Management highlighted:

  • H2 2026 will see higher launch activity, especially in China and with strategic OEMs.
  • 2027 expected to mark a return to mid- to high-single-digit growth over market as headwinds subside and new programs ramp.

Takeaways

Visteon’s strategic pivot to AI, SDV, and OLED displays is gaining real traction as evidenced by record bookings and a diversified launch pipeline.
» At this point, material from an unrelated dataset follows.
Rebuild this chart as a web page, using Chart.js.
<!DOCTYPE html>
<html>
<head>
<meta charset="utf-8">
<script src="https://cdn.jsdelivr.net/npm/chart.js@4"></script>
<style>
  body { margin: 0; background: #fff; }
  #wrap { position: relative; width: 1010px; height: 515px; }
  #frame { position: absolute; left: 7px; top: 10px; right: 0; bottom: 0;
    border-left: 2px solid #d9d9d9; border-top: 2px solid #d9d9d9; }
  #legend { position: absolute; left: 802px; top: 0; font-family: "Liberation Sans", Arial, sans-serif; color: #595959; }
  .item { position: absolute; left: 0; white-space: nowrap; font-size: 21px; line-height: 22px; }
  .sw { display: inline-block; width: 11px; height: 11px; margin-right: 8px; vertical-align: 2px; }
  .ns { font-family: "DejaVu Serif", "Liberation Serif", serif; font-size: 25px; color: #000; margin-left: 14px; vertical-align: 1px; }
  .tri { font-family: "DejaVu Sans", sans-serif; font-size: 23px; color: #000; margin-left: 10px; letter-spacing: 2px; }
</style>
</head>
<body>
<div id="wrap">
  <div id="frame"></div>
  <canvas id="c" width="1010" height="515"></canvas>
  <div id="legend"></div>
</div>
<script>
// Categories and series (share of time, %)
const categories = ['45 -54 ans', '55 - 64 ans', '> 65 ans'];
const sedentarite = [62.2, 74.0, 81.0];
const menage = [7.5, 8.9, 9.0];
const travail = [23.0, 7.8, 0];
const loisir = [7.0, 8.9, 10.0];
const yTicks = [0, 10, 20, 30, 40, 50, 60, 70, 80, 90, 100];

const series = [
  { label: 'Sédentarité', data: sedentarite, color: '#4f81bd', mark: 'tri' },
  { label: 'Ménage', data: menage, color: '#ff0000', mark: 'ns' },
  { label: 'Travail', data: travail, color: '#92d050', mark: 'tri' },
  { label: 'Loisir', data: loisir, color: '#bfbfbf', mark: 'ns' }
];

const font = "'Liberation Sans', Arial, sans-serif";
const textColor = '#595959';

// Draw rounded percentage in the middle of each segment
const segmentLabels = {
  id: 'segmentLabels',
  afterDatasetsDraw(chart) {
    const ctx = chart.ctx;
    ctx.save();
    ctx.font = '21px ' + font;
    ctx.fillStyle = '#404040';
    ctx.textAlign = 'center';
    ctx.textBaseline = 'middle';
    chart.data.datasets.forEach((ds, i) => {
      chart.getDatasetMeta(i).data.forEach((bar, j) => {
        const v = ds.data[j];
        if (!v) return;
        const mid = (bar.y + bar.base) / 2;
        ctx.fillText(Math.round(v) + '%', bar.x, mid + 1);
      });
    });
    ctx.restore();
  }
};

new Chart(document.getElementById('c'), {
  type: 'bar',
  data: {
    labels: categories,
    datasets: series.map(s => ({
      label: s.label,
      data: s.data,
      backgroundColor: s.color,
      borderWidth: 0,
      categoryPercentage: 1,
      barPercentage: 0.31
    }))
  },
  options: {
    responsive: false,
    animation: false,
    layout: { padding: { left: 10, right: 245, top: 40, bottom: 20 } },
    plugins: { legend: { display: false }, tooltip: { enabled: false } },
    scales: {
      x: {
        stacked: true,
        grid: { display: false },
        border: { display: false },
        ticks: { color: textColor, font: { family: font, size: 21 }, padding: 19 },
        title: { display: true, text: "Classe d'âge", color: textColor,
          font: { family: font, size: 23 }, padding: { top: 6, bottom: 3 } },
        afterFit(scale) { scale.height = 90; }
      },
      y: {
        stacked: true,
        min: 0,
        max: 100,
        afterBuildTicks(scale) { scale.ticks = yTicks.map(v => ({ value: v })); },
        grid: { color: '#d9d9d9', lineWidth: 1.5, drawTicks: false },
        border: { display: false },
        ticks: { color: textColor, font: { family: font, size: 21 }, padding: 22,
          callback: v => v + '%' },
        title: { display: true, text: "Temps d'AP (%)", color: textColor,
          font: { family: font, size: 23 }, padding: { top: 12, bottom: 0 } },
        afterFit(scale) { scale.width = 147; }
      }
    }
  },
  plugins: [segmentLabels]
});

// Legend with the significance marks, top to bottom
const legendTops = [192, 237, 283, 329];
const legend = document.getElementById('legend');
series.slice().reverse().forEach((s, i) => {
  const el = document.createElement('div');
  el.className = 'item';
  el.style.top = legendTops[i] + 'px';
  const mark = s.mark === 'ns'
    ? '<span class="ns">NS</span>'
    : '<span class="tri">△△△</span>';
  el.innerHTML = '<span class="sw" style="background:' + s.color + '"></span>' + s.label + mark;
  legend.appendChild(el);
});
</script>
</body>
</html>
  • Bookings Signal Mix Shift: The company’s $7.4B in new wins, especially in high-value displays and AI compute, will increasingly drive revenue and margin expansion as legacy BMS exposure fades.
  • Cost and Capital Discipline: Vertical integration and prudent capex/M&A allocation are insulating margins and positioning Visteon for sustained cash generation and shareholder returns.
  • Watch for H2 Launch Inflection: The cadence of program launches, especially in China and Europe, will be critical to realizing the forecasted growth rebound in 2027 and beyond.

Conclusion

Visteon’s 2025 performance and 2026 guidance reveal a company navigating short-term turbulence with a clear line of sight to higher-value, technology-driven growth. As BMS and regional headwinds abate, the ramp of AI-enabled cockpit programs and advanced displays will be the key levers for top-line and margin expansion. Investors should watch the conversion of bookings to revenue and the pace of SDV adoption as leading indicators of the next growth phase.

Industry Read-Through

Visteon’s results provide a clear read-through for the broader automotive electronics sector. OEMs are prioritizing cockpit differentiation, AI, and premium displays as core areas of competition, with SDV and multimodal AI interfaces rapidly moving from concept to volume production. Memory chip inflation and supply chain complexity remain industry-wide challenges, but early engagement and vertical integration can provide a margin buffer. Legacy EV/BMS volatility and regional OEM share shifts, especially in China, are likely to impact peers with similar exposure. The accelerating mix shift to software and AI-centric content is set to redefine value pools across the automotive supply chain over the next cycle.